Personal information
- Full name: Selvyn Estuardo Ponciano Chitay
- Date of birth: July 18, 1973 (age 52)
- Place of birth: Guatemala, Guatemala
- Height: 1.80 m (5 ft 11 in)
- Position: Defender

Senior career*
- Years: Team / Apps / (Gls)
- 1990–1992: CSD Municipal
- 1994–1995: CSD Municipal
- 1995–1999: Aurora F.C.
- 1999–2000: Comunicaciones
- 2000–2009: CSD Municipal / 129 / (11)

International career^{‡}
- 1998–2006: Guatemala / 9 / (1)

= Selvyn Ponciano =

Guatemalan footballer and general manager

Selvyn Estuardo Ponciano Chitay (born 18 July 1973) is a retired Guatemalan football defender and the General Manager of his former club CSD Municipal since 2010.

==Club career==
The versatile Ponciano has played in all defensive positions as well as a defensive midfielder; he played the majority of his career (13 years) for Guatemala top division club CSD Municipal. He won 11 league titles and 2 domestic cups and also had spells at army club Aurora F.C. and Municipal's eternal rivals Comunicaciones.

He announced his retirement at the end of January 2009 and played his farewell game on February 4 that year to become coach of the Guatemala U-20 national team.

==International career==
Nicknamed el Bufalo, Ponciano made his debut for Guatemala as a late substitute in a November 1998 friendly match against Mexico and went on to collect a total of 9 caps, scoring 1 goal. He has represented his country in 5 matches during the 2006 World Cup qualification campaign.

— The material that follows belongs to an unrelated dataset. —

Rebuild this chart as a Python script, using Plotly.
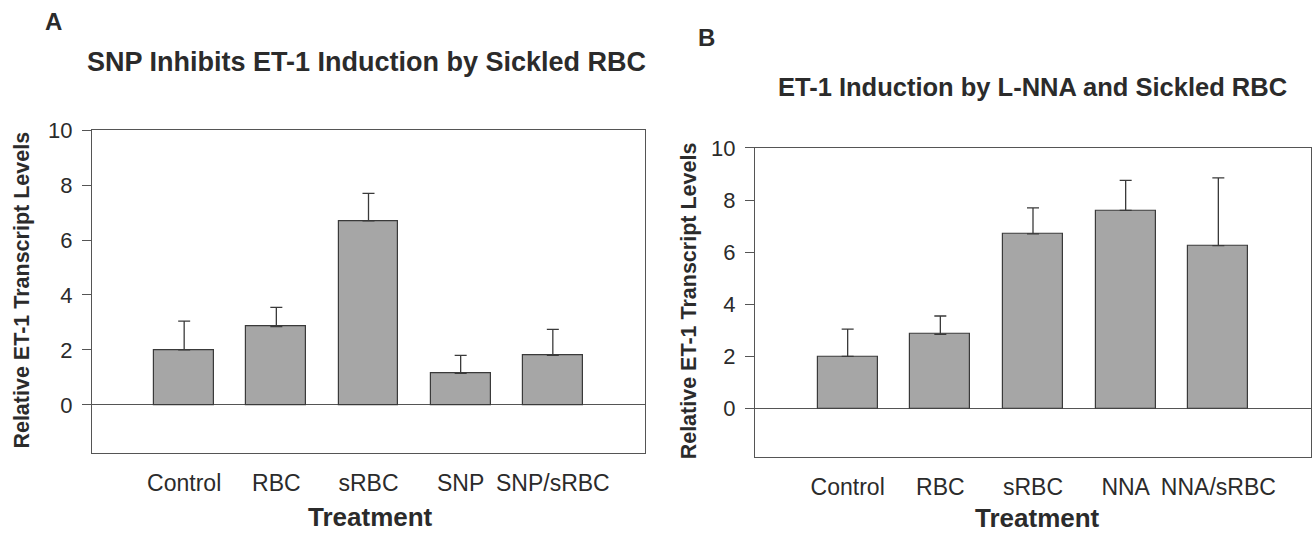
import plotly.graph_objects as go

# ---- data ----
cats_a = ["Control", "RBC", "sRBC", "SNP", "SNP/sRBC"]
vals_a = [2.0, 2.85, 6.7, 1.15, 1.8]
err_a = [1.05, 0.7, 1.0, 0.65, 0.95]

cats_b = ["Control", "RBC", "sRBC", "NNA", "NNA/sRBC"]
vals_b = [2.0, 2.85, 6.7, 7.6, 6.25]
err_b = [1.05, 0.7, 1.0, 1.15, 2.6]

pos = [1, 2, 3, 4, 5]
yticks = [0, 2, 4, 6, 8, 10]

title_a = "SNP Inhibits ET-1 Induction by Sickled RBC"
title_b = "ET-1 Induction by L-NNA and Sickled RBC"
ytitle = "Relative ET-1 Transcript Levels"
xtitle = "Treatment"

W, H = 1313, 533
def px(x):
    return x / W
def py(y):
    return 1 - y / H

FONT = "Liberation Sans, Arial, Helvetica, sans-serif"
TXT = "#2b2b2b"
LINE = "#555555"
BAR = "#a6a6a6"

fig = go.Figure()

def add_bars(cats, vals, errs, xa, ya):
    fig.add_trace(go.Bar(
        x=pos, y=vals, width=0.65,
        marker=dict(color=BAR, line=dict(color="#3a3a3a", width=1.2)),
        error_y=dict(type="data", array=errs, arrayminus=[0]*len(errs), symmetric=False,
                     color="#3a3a3a", thickness=1.3, width=6),
        xaxis=xa, yaxis=ya, showlegend=False,
    ))

add_bars(cats_a, vals_a, err_a, "x", "y")
add_bars(cats_b, vals_b, err_b, "x2", "y2")

common_x = dict(range=[0, 6], showline=True, mirror=True, linecolor=LINE, linewidth=1.3,
                ticks="outside", ticklen=9, tickcolor="rgba(0,0,0,0)",
                tickvals=pos, showgrid=False, zeroline=False,
                tickfont=dict(family=FONT, size=23, color=TXT))
common_y = dict(showline=True, mirror=True, linecolor=LINE, linewidth=1.3,
                ticks="outside", ticklen=9, tickcolor=LINE, tickwidth=1.2,
                ticklabelstandoff=5,
                tickvals=yticks, showgrid=False, zeroline=True, zerolinecolor=LINE,
                zerolinewidth=1.3, tickfont=dict(family=FONT, size=22, color=TXT))

fig.update_layout(
    width=W, height=H, margin=dict(l=0, r=0, t=0, b=0),
    paper_bgcolor="white", plot_bgcolor="white", bargap=0,
    xaxis=dict(common_x, domain=[px(92), px(645)], ticktext=cats_a, anchor="y"),
    yaxis=dict(common_y, domain=[py(451), py(121)], range=[-1.75, 10], anchor="x"),
    xaxis2=dict(common_x, domain=[px(755), px(1311)], ticktext=cats_b, anchor="y2"),
    yaxis2=dict(common_y, domain=[py(455), py(139)], range=[-1.85, 10], anchor="x2"),
)

ann = [
    dict(text="<b>A</b>", x=px(53), y=py(10), size=24),
    dict(text="<b>B</b>", x=px(706), y=py(26), size=24),
    dict(text="<b>" + title_a + "</b>", x=px(366), y=py(51), size=27),
    dict(text="<b>" + title_b + "</b>", x=px(1032), y=py(77), size=25.5),
    dict(text="<b>" + xtitle + "</b>", x=px(370), y=py(517), size=26),
    dict(text="<b>" + xtitle + "</b>", x=px(1037), y=py(518), size=26),
]
for a in ann:
    fig.add_annotation(text=a["text"], x=a["x"], y=a["y"], xref="paper", yref="paper",
                       showarrow=False, xanchor="center", yanchor="middle",
                       font=dict(family=FONT, size=a["size"], color=TXT))
for xx, yy in [(22, 285), (689, 296)]:
    fig.add_annotation(text="<b>" + ytitle + "</b>", x=px(xx), y=py(yy), xref="paper", yref="paper",
                       showarrow=False, textangle=-90, xanchor="center", yanchor="middle",
                       font=dict(family=FONT, size=21.5, color=TXT))

fig.write_html(
    "out.html",
    config={"displayModeBar": False},
    post_script="document.body.style.margin='0';document.body.style.overflow='hidden';",
)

His final international was a February 2006 friendly match against the United States.

===International goals===
Scores and results list. Guatemala's goal tally first.

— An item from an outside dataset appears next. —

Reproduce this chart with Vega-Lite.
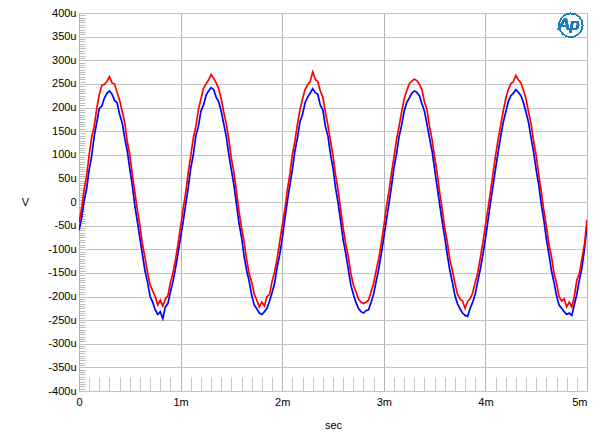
{
  "$schema": "https://vega.github.io/schema/vega-lite/v6.json",
  "width": 508,
  "height": 378,
  "autosize": {"type": "none"},
  "padding": {"left": 79, "top": 13, "right": 13, "bottom": 45},
  "background": "white",
  "config": {
    "view": {"stroke": "#a0a0a0", "strokeWidth": 1},
    "font": "Liberation Sans",
    "axis": {"labelFont": "Liberation Sans", "titleFont": "Liberation Sans", "labelColor": "#000", "titleColor": "#000", "titleFontWeight": "normal"}
  },
  "data": {"values": [
    {"t":0,"r":-45,"b":-60},{"t":0.025,"r":-14,"b":-35},{"t":0.05,"r":25,"b":2},{"t":0.075,"r":55,"b":28},{"t":0.1,"r":100,"b":68},
    {"t":0.125,"r":138,"b":98},{"t":0.15,"r":160,"b":140},{"t":0.175,"r":198,"b":168},{"t":0.2,"r":228,"b":198},{"t":0.225,"r":247,"b":203},
    {"t":0.25,"r":249,"b":220},{"t":0.275,"r":255,"b":230},{"t":0.3,"r":265,"b":235},{"t":0.325,"r":252,"b":228},{"t":0.35,"r":250,"b":215},
    {"t":0.375,"r":232,"b":210},{"t":0.4,"r":215,"b":185},{"t":0.425,"r":192,"b":168},{"t":0.45,"r":168,"b":135},{"t":0.475,"r":128,"b":108},
    {"t":0.5,"r":100,"b":70},{"t":0.525,"r":58,"b":35},{"t":0.55,"r":20,"b":-8},{"t":0.575,"r":-18,"b":-42},{"t":0.6,"r":-50,"b":-78},
    {"t":0.625,"r":-90,"b":-112},{"t":0.65,"r":-118,"b":-146},{"t":0.675,"r":-150,"b":-170},{"t":0.7,"r":-175,"b":-200},{"t":0.725,"r":-188,"b":-212},
    {"t":0.75,"r":-200,"b":-228},{"t":0.775,"r":-218,"b":-238},{"t":0.8,"r":-208,"b":-232},{"t":0.825,"r":-220,"b":-247},{"t":0.85,"r":-205,"b":-222},
    {"t":0.875,"r":-198,"b":-215},{"t":0.9,"r":-170,"b":-190},{"t":0.925,"r":-150,"b":-168},{"t":0.95,"r":-122,"b":-140},{"t":0.975,"r":-88,"b":-108},
    {"t":1.0,"r":-52,"b":-75},{"t":1.025,"r":-15,"b":-42},{"t":1.05,"r":20,"b":-5},{"t":1.075,"r":62,"b":30},{"t":1.1,"r":98,"b":72},
    {"t":1.125,"r":135,"b":100},{"t":1.15,"r":160,"b":140},{"t":1.175,"r":195,"b":160},{"t":1.2,"r":218,"b":192},{"t":1.225,"r":240,"b":205},
    {"t":1.25,"r":250,"b":225},{"t":1.275,"r":258,"b":235},{"t":1.3,"r":270,"b":242},{"t":1.325,"r":262,"b":238},{"t":1.35,"r":252,"b":222},
    {"t":1.375,"r":240,"b":212},{"t":1.4,"r":218,"b":192},{"t":1.425,"r":190,"b":165},{"t":1.45,"r":165,"b":138},{"t":1.475,"r":132,"b":100},
    {"t":1.5,"r":92,"b":68},{"t":1.525,"r":62,"b":36},{"t":1.55,"r":22,"b":-5},{"t":1.575,"r":-20,"b":-45},{"t":1.6,"r":-55,"b":-75},
    {"t":1.625,"r":-85,"b":-115},{"t":1.65,"r":-122,"b":-145},{"t":1.675,"r":-152,"b":-168},{"t":1.7,"r":-170,"b":-198},{"t":1.725,"r":-195,"b":-218},
    {"t":1.75,"r":-208,"b":-226},{"t":1.775,"r":-222,"b":-235},{"t":1.8,"r":-212,"b":-238},{"t":1.825,"r":-220,"b":-232},{"t":1.85,"r":-200,"b":-225},
    {"t":1.875,"r":-196,"b":-210},{"t":1.9,"r":-168,"b":-192},{"t":1.925,"r":-148,"b":-172},{"t":1.95,"r":-120,"b":-138},{"t":1.975,"r":-85,"b":-112},
    {"t":2.0,"r":-50,"b":-78},{"t":2.025,"r":-18,"b":-38},{"t":2.05,"r":24,"b":0},{"t":2.075,"r":58,"b":35},{"t":2.1,"r":100,"b":68},
    {"t":2.125,"r":128,"b":108},{"t":2.15,"r":165,"b":135},{"t":2.175,"r":195,"b":170},{"t":2.2,"r":218,"b":185},{"t":2.225,"r":238,"b":210},
    {"t":2.25,"r":248,"b":222},{"t":2.275,"r":255,"b":230},{"t":2.3,"r":275,"b":240},{"t":2.325,"r":260,"b":232},{"t":2.35,"r":255,"b":228},
    {"t":2.375,"r":235,"b":205},{"t":2.4,"r":222,"b":195},{"t":2.425,"r":190,"b":160},{"t":2.45,"r":162,"b":140},{"t":2.475,"r":130,"b":102},
    {"t":2.5,"r":98,"b":72},{"t":2.525,"r":58,"b":30},{"t":2.55,"r":25,"b":-2},{"t":2.575,"r":-15,"b":-40},{"t":2.6,"r":-55,"b":-80},
    {"t":2.625,"r":-88,"b":-108},{"t":2.65,"r":-115,"b":-142},{"t":2.675,"r":-150,"b":-175},{"t":2.7,"r":-175,"b":-195},{"t":2.725,"r":-190,"b":-212},
    {"t":2.75,"r":-205,"b":-225},{"t":2.775,"r":-212,"b":-232},{"t":2.8,"r":-215,"b":-235},{"t":2.825,"r":-212,"b":-230},{"t":2.85,"r":-208,"b":-228},
    {"t":2.875,"r":-190,"b":-212},{"t":2.9,"r":-172,"b":-195},{"t":2.925,"r":-145,"b":-168},{"t":2.95,"r":-120,"b":-142},{"t":2.975,"r":-88,"b":-110},
    {"t":3.0,"r":-52,"b":-75},{"t":3.025,"r":-12,"b":-40},{"t":3.05,"r":22,"b":-5},{"t":3.075,"r":60,"b":32},{"t":3.1,"r":95,"b":72},
    {"t":3.125,"r":132,"b":102},{"t":3.15,"r":160,"b":138},{"t":3.175,"r":190,"b":162},{"t":3.2,"r":218,"b":192},{"t":3.225,"r":235,"b":210},
    {"t":3.25,"r":250,"b":220},{"t":3.275,"r":256,"b":230},{"t":3.3,"r":260,"b":235},{"t":3.325,"r":257,"b":232},{"t":3.35,"r":250,"b":225},
    {"t":3.375,"r":238,"b":208},{"t":3.4,"r":212,"b":192},{"t":3.425,"r":195,"b":165},{"t":3.45,"r":160,"b":135},{"t":3.475,"r":132,"b":108},
    {"t":3.5,"r":95,"b":70},{"t":3.525,"r":62,"b":32},{"t":3.55,"r":20,"b":-5},{"t":3.575,"r":-15,"b":-42},{"t":3.6,"r":-55,"b":-75},
    {"t":3.625,"r":-85,"b":-112},{"t":3.65,"r":-122,"b":-145},{"t":3.675,"r":-145,"b":-170},{"t":3.7,"r":-172,"b":-198},{"t":3.725,"r":-195,"b":-215},
    {"t":3.75,"r":-205,"b":-226},{"t":3.775,"r":-210,"b":-235},{"t":3.8,"r":-225,"b":-240},{"t":3.825,"r":-210,"b":-242},{"t":3.85,"r":-205,"b":-225},
    {"t":3.875,"r":-192,"b":-212},{"t":3.9,"r":-170,"b":-195},{"t":3.925,"r":-150,"b":-168},{"t":3.95,"r":-118,"b":-142},{"t":3.975,"r":-86,"b":-112},
    {"t":4.0,"r":-50,"b":-78},{"t":4.025,"r":-15,"b":-40},{"t":4.05,"r":22,"b":-2},{"t":4.075,"r":60,"b":34},{"t":4.1,"r":98,"b":70},
    {"t":4.125,"r":132,"b":105},{"t":4.15,"r":162,"b":138},{"t":4.175,"r":192,"b":168},{"t":4.2,"r":218,"b":190},{"t":4.225,"r":238,"b":212},
    {"t":4.25,"r":250,"b":225},{"t":4.275,"r":255,"b":230},{"t":4.3,"r":268,"b":238},{"t":4.325,"r":258,"b":232},{"t":4.35,"r":252,"b":225},
    {"t":4.375,"r":236,"b":210},{"t":4.4,"r":218,"b":190},{"t":4.425,"r":190,"b":168},{"t":4.45,"r":165,"b":135},{"t":4.475,"r":128,"b":105},
    {"t":4.5,"r":98,"b":68},{"t":4.525,"r":58,"b":36},{"t":4.55,"r":22,"b":-5},{"t":4.575,"r":-18,"b":-38},{"t":4.6,"r":-50,"b":-78},
    {"t":4.625,"r":-90,"b":-110},{"t":4.65,"r":-115,"b":-145},{"t":4.675,"r":-150,"b":-170},{"t":4.7,"r":-172,"b":-198},{"t":4.725,"r":-200,"b":-218},
    {"t":4.75,"r":-210,"b":-225},{"t":4.775,"r":-205,"b":-232},{"t":4.8,"r":-222,"b":-238},{"t":4.825,"r":-212,"b":-235},{"t":4.85,"r":-222,"b":-240},
    {"t":4.875,"r":-200,"b":-218},{"t":4.9,"r":-165,"b":-195},{"t":4.925,"r":-152,"b":-165},{"t":4.95,"r":-120,"b":-140},{"t":4.975,"r":-90,"b":-100},
    {"t":5.0,"r":-38,"b":-50}
  ]},
  "resolve": {"axis": {"x": "independent", "y": "independent"}},
  "layer": [
    {
      "mark": {"type": "line", "color": "#0000ff", "strokeWidth": 1.7, "clip": true},
      "encoding": {
        "x": {"field": "t", "type": "quantitative", "scale": {"domain": [0, 5], "nice": false, "zero": false},
          "axis": {"orient": "bottom", "values": [0, 1, 2, 3, 4, 5], "labelExpr": "datum.value == 0 ? '0' : datum.value + 'm'",
            "grid": true, "gridColor": "#b4b4b4", "gridWidth": 1, "domain": false, "ticks": false, "labelPadding": 5,
            "labelFontSize": 11, "labelAlign": {"condition": {"test": "datum.value >= 5", "value": "right"}, "value": "center"},
            "title": "sec", "titleFontSize": 11, "titlePadding": 12}},
        "y": {"field": "b", "type": "quantitative", "scale": {"domain": [-400, 400], "nice": false, "zero": false},
          "axis": {"orient": "left", "values": [-400,-350,-300,-250,-200,-150,-100,-50,0,50,100,150,200,250,300,350,400],
            "labelExpr": "datum.value == 0 ? '0' : datum.value + 'u'", "grid": true, "gridColor": "#c4c4c4", "gridWidth": 1,
            "domain": false, "ticks": false, "labelPadding": 3, "labelFontSize": 11,
            "title": "V", "titleAngle": 0, "titleFontSize": 11, "titleX": -54, "titleY": 189, "titleAlign": "center", "titleBaseline": "middle"}}
      }
    },
    {
      "mark": {"type": "line", "color": "#ff0000", "strokeWidth": 1.7, "clip": true},
      "encoding": {
        "x": {"field": "t", "type": "quantitative",
          "axis": {"orient": "bottom", "values": [0.1,0.2,0.3,0.4,0.5,0.6,0.7,0.8,0.9,1.1,1.2,1.3,1.4,1.5,1.6,1.7,1.8,1.9,2.1,2.2,2.3,2.4,2.5,2.6,2.7,2.8,2.9,3.1,3.2,3.3,3.4,3.5,3.6,3.7,3.8,3.9,4.1,4.2,4.3,4.4,4.5,4.6,4.7,4.8,4.9],
            "labels": false, "grid": false, "domain": false, "ticks": true, "tickSize": -14, "tickColor": "#c8c8c8", "tickWidth": 1, "title": null}},
        "y": {"field": "r", "type": "quantitative",
          "axis": {"orient": "left", "values": [-395,-390,-385,-380,-375,-370,-365,-360,-355,-345,-340,-335,-330,-325,-320,-315,-310,-305,-295,-290,-285,-280,-275,-270,-265,-260,-255,-245,-240,-235,-230,-225,-220,-215,-210,-205,-195,-190,-185,-180,-175,-170,-165,-160,-155,-145,-140,-135,-130,-125,-120,-115,-110,-105,-95,-90,-85,-80,-75,-70,-65,-60,-55,-45,-40,-35,-30,-25,-20,-15,-10,-5,5,10,15,20,25,30,35,40,45,55,60,65,70,75,80,85,90,95,105,110,115,120,125,130,135,140,145,155,160,165,170,175,180,185,190,195,205,210,215,220,225,230,235,240,245,255,260,265,270,275,280,285,290,295,305,310,315,320,325,330,335,340,345,355,360,365,370,375,380,385,390,395],
            "labels": false, "grid": false, "domain": false, "ticks": true, "tickSize": -6, "tickColor": "#bcbcbc", "tickWidth": 1, "title": null}}
      }
    },
    {
      "mark": {"type": "text", "text": "Ap", "font": "Liberation Sans", "fontSize": 17, "fontStyle": "italic", "fontWeight": "normal", "color": "#1f7ab8", "align": "center", "baseline": "middle"},
      "encoding": {"x": {"datum": 4.82, "type": "quantitative", "axis": null}, "y": {"datum": 374, "type": "quantitative", "axis": null}}
    },
    {
      "mark": {"type": "point", "shape": "circle", "size": 560, "filled": false, "color": "#1f7ab8", "strokeWidth": 1, "opacity": 0.6},
      "encoding": {"x": {"datum": 4.84, "type": "quantitative", "axis": null}, "y": {"datum": 374, "type": "quantitative", "axis": null}}
    }
  ]
}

| # | Date | Venue | Opponent | Score | Result | Competition |
|---|---|---|---|---|---|---|
| 1 | 8 October 2005 | Estadio Alfonso Lastras, San Luis Potosi, Mexico | Mexico | 2-3 | 2-5 | 2006 FIFA World Cup qualification |

==Managerial career==
He was dismissed as national team coach of the Guatemala U20-s and in February 2010 was proposed to return to Aurora as a player.